12月1日で紙の健康保険証が事実上の役目を終え、2日からはマイナ保険証と資格確認書へ本格移行する。政府は利便性や不正防止の観点から移行を急ぐが、医療現場では一部混乱も生じている。一方で、紙の保険証を守ろうとする政治勢力や業界団体の背景には、不正利用の温床になってきた「利権構造」があるとの指摘も根強い。移行に伴う課題と、いまなお残る抵抗勢力の実態を整理する。
- 紙の健康保険証は12月1日で期限切れとなり、2日以降の医療受診は原則「マイナ保険証」もしくは「資格確認書」に移行。厚労省は混乱回避のため、紙の保険証でも来年3月末まで特例的に受診可能とした。
- マイナ保険証では、保険資格の有無だけでなく、過去の投薬歴や既往症など医療情報の閲覧が可能となり、救急現場でも活用が始まっている。本人が意識不明でも医師が迅速に情報にアクセスでき、救命率を向上させるメリットがある。
- 一方、紙の保険証を悪用した「なりすまし医療」や薬剤大量取得の横流し問題が長年指摘されてきた。特に一部の医師団体や関係業界が、紙証のままの方が利益が出る構造にあり、強硬にマイナ反対を続けてきた背景がある。
- 医療現場では資格確認時にトラブルが発生するケースもあるが、政府・自治体はシステム改善と支援員配置を進めており、課題は技術的な範囲で収束可能なレベルとみられる。逆に紙保険証は、他人に貸しても医療機関側が損をしないため、不正が見抜きづらい構造的欠陥が残り続ける。

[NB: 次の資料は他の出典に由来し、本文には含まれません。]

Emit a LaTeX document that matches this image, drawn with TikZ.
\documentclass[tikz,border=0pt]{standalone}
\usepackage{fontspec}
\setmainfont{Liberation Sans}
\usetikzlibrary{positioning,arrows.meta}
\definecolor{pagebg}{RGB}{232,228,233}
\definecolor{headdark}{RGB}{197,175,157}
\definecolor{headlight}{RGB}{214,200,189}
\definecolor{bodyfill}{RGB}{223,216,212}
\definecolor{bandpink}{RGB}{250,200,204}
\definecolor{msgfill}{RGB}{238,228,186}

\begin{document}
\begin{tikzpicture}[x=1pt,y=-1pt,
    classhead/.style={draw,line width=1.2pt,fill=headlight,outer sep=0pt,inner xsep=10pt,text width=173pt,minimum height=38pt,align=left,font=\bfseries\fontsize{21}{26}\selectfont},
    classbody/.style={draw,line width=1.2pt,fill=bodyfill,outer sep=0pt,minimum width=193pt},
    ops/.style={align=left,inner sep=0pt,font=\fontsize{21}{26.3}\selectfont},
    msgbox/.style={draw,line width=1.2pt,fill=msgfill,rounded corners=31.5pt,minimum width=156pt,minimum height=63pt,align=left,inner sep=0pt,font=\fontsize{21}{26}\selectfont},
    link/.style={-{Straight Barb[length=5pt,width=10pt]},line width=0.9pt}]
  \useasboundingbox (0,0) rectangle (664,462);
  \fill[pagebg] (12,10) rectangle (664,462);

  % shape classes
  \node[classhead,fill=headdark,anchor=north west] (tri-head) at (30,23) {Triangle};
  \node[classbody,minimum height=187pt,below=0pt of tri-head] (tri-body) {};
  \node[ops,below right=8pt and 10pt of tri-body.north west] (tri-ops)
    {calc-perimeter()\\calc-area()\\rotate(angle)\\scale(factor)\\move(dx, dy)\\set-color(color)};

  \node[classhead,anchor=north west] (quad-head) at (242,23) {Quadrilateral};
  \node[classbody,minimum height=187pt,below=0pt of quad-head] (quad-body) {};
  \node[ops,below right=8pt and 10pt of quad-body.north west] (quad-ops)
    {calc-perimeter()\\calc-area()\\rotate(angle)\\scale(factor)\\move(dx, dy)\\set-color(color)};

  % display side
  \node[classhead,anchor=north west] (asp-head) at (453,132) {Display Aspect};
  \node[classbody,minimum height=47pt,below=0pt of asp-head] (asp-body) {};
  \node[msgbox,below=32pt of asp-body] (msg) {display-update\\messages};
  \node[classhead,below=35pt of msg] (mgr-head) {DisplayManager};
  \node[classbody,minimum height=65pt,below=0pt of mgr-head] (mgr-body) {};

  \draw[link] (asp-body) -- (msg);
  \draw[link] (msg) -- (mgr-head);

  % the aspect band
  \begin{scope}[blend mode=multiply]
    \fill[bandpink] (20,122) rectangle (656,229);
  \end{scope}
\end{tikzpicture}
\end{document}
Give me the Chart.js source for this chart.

- 野党の一部や支持団体が紙保険証維持に固執するが、その裏には、旧来の支持基盤である高齢層・労組・特定業界の利害が絡む。「弱者に寄り添う」という名目で、不正請求を助長し制度を歪めているとの批判も強い。
- マイナ保険証に統合すれば、紙の保険証の貸し借りで不正受診する外国人問題や、通名による識別の難しさも解消される。保険財政の持続性を高めるためにも、日本国民の負担を守る仕組みが不可欠だ。
- いまだに「紙の保険証を守れ」と叫ぶ政治家がいるが、背景には高齢者票や業界利権があり、現役世代の視点からは「時代遅れの逆進的な保護政策」に映っている。紙保険証を温存すれば、AI活用や医療DXの阻害要因となり、日本がますます非効率な社会が温存される懸念も高まっている。
マイナ保険証への移行は、利便性向上と医療安全、そして何より不正利用の徹底防止という観点で避けて通れない。紙の保険証に固執する勢力は、国民医療を守る立場よりも自らの利権維持を優先しているとの批判が後を絶たない。医療制度を持続させるためには、古い仕組みを温存して利益を得る型構造を断ち切り、日本国民のための医療制度へと舵を切ることが不可欠である。